I purposely tried to limit this to 5 metrics and that leaves a lot out, like performance, engagement, and, most important, security. Those are all fundamental but harder to fit into my entirely arbitrary framework of 5 key metrics. The idea isn't that these are the only 5 things we should look at, but 5 to start with then we expand from there.
Sidenote: if you do have a single metric that accurately summarizes your security stance, I would love to hear about it!
How Often Do You Measure?
Let's assume for a moment that we like these metrics. (That's probably a bold assumption.) How often should we track them? Sample size matters here. We want a larger sample size to reduce noise. The more frequently we measure and interpret the metrics, the more we'll get thrown off by randomness. People go on vacation, so productivity slows down for a few days. Our cloud provider has a networking incident, so we appeared offline for 15 minutes. If we are trying to track and account for all of these on a fine-grained basis, we will drive ourselves crazy.

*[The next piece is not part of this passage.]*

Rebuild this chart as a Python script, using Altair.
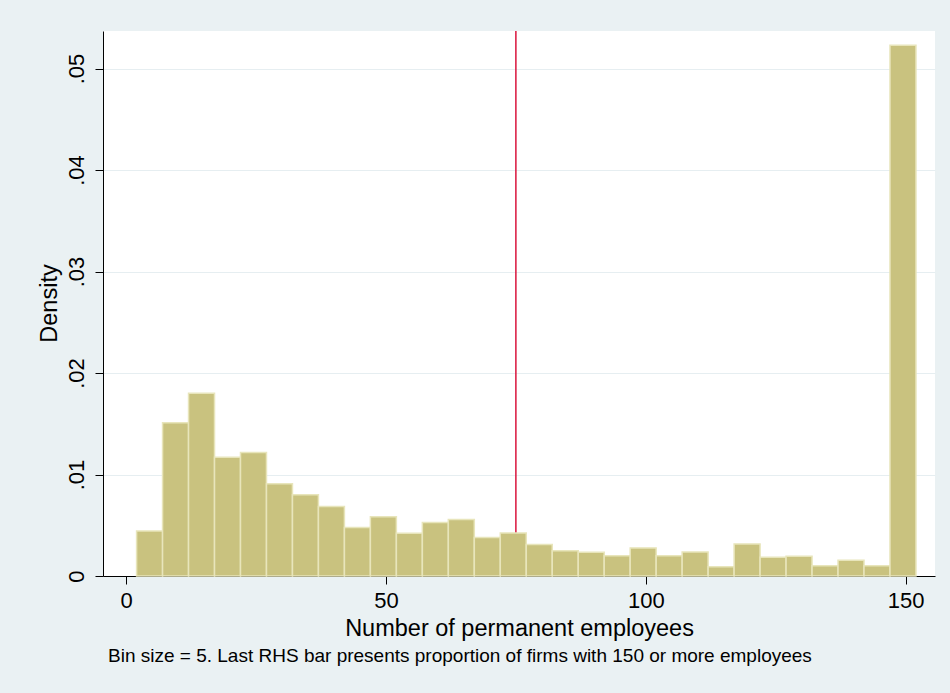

I like to track these on a monthly basis (fictional example seen on the right). Through that, we can establish a baseline and understand month-over-month trends. It also gives us a consistent monthly scorecard for our team.
Summary
Our goal with engineering KPIs is to start simple, establish a baseline, and iterate. Now let's go back to that AI conversation. Next time when my 9 year olds ask, "How are you using AI to move faster?", I can share data, not just hand-wavy anecdotes. KPIs allow us to answer these existential questions with confidence and put those pesky 9 year-olds in their place.